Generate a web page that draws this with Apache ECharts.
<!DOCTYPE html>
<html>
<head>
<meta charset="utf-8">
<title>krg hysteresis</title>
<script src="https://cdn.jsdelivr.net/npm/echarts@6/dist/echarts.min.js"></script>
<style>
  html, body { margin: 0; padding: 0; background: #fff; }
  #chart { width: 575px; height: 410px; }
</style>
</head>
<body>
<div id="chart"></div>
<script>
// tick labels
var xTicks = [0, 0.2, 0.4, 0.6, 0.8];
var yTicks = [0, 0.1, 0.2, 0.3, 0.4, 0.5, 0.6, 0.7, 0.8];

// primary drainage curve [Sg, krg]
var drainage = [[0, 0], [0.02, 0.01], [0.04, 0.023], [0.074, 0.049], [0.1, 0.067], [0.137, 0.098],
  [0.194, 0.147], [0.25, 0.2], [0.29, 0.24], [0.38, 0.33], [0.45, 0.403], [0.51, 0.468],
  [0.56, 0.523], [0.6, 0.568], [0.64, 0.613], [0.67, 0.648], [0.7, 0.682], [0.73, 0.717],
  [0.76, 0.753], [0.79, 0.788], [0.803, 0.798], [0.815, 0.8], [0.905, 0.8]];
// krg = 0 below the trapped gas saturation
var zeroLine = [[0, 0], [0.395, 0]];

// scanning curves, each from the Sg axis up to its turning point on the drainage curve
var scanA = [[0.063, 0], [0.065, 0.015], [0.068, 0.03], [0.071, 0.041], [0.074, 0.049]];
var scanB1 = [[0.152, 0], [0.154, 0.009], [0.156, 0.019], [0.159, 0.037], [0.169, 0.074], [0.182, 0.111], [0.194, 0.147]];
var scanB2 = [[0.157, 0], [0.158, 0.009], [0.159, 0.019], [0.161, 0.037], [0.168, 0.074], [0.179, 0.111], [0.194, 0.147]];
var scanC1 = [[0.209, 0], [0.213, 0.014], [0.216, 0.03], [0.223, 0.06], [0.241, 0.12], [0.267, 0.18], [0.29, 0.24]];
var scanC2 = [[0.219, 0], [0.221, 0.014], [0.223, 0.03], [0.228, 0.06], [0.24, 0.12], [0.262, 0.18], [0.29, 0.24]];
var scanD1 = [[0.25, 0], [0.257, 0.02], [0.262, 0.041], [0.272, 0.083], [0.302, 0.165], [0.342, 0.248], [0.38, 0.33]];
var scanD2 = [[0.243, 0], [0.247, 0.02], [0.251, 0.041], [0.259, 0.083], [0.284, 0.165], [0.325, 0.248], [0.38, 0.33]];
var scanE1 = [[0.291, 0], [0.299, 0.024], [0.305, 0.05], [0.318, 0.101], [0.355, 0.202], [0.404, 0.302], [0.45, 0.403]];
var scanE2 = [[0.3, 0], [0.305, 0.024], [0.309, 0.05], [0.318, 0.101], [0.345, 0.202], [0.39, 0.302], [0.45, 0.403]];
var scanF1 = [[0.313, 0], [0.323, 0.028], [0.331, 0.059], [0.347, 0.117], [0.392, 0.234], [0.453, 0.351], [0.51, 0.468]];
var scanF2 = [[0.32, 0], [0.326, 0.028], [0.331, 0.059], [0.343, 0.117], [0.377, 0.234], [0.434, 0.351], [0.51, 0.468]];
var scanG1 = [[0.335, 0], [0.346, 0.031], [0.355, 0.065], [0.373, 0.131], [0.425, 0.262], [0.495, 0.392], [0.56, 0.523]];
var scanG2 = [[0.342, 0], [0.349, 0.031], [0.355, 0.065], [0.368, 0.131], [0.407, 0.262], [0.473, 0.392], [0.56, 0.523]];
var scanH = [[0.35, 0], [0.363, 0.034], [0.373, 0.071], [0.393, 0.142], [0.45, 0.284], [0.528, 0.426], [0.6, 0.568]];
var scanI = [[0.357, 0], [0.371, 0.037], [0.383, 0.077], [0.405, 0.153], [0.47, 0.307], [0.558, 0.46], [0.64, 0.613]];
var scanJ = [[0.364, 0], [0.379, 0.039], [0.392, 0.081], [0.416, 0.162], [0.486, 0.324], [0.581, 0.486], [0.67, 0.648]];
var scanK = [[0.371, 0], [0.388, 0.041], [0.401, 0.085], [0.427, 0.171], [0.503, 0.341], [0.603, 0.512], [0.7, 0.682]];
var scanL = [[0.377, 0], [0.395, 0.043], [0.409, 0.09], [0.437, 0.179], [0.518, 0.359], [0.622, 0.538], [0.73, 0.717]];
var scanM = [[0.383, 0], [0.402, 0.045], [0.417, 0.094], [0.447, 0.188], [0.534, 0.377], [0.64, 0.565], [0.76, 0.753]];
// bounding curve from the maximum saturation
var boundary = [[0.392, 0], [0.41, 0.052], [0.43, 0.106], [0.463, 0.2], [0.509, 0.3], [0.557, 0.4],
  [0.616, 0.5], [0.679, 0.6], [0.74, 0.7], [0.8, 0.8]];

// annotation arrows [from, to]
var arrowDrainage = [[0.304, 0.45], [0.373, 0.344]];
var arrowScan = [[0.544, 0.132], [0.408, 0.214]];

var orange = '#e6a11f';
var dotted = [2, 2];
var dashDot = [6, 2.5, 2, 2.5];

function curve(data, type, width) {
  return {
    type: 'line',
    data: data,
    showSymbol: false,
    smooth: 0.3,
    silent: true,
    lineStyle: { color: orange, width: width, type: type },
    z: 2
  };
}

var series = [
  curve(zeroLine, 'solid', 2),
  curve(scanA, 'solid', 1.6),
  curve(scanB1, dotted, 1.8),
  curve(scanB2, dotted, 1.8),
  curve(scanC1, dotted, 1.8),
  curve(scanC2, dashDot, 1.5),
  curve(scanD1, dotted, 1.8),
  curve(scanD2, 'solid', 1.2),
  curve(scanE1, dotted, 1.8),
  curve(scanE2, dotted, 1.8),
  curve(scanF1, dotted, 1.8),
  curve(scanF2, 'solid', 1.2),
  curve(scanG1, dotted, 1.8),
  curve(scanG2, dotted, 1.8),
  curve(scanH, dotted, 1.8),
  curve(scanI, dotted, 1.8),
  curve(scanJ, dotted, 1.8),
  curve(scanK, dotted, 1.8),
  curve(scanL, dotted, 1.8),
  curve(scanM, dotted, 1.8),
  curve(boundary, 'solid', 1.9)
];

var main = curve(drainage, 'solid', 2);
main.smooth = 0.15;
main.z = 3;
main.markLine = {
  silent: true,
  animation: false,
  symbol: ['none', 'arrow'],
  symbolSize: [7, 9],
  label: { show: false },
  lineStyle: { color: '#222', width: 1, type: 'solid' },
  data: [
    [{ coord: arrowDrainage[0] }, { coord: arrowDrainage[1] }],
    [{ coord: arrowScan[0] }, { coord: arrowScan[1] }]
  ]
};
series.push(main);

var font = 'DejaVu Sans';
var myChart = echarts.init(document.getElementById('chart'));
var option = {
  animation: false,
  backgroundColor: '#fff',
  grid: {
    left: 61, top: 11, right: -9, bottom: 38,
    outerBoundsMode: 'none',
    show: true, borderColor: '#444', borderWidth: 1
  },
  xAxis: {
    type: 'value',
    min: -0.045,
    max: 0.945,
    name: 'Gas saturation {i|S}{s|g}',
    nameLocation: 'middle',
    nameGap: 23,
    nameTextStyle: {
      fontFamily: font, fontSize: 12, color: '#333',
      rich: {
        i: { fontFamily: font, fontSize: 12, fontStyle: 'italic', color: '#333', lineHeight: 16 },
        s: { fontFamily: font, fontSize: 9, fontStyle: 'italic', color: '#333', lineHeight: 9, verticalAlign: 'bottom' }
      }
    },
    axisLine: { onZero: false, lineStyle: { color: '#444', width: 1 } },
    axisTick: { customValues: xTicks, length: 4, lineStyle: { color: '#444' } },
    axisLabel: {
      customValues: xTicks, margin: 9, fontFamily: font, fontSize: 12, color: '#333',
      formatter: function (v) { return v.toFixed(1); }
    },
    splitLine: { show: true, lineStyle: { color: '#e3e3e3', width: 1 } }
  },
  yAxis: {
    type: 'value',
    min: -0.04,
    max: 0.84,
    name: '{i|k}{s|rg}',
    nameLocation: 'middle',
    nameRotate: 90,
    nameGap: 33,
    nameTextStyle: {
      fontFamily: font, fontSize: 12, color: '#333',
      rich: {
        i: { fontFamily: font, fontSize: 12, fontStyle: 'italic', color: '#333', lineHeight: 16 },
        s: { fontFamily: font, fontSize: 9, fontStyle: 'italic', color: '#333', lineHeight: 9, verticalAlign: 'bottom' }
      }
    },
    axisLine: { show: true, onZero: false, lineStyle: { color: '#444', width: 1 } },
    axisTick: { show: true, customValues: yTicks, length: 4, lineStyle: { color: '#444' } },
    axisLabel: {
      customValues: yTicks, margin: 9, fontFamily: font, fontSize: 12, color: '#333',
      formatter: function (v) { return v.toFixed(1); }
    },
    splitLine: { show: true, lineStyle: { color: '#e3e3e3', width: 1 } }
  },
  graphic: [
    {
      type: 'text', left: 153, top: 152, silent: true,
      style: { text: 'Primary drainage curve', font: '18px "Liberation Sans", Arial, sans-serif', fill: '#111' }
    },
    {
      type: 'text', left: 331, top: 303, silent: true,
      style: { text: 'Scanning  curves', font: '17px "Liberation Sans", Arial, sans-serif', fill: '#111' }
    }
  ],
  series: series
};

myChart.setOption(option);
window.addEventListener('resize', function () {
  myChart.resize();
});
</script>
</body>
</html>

* * *

Problem: Exactly as they stand, set down the lines from the top of the data through the line with "var zeroLine = [[0, 0], [0.395, 0]];".

Solved exercise:
Generate a web page that draws this with Apache ECharts.
<!DOCTYPE html>
<html>
<head>
<meta charset="utf-8">
<title>krg hysteresis</title>
<script src="https://cdn.jsdelivr.net/npm/echarts@6/dist/echarts.min.js"></script>
<style>
  html, body { margin: 0; padding: 0; background: #fff; }
  #chart { width: 575px; height: 410px; }
</style>
</head>
<body>
<div id="chart"></div>
<script>
// tick labels
var xTicks = [0, 0.2, 0.4, 0.6, 0.8];
var yTicks = [0, 0.1, 0.2, 0.3, 0.4, 0.5, 0.6, 0.7, 0.8];

// primary drainage curve [Sg, krg]
var drainage = [[0, 0], [0.02, 0.01], [0.04, 0.023], [0.074, 0.049], [0.1, 0.067], [0.137, 0.098],
  [0.194, 0.147], [0.25, 0.2], [0.29, 0.24], [0.38, 0.33], [0.45, 0.403], [0.51, 0.468],
  [0.56, 0.523], [0.6, 0.568], [0.64, 0.613], [0.67, 0.648], [0.7, 0.682], [0.73, 0.717],
  [0.76, 0.753], [0.79, 0.788], [0.803, 0.798], [0.815, 0.8], [0.905, 0.8]];
// krg = 0 below the trapped gas saturation
var zeroLine = [[0, 0], [0.395, 0]];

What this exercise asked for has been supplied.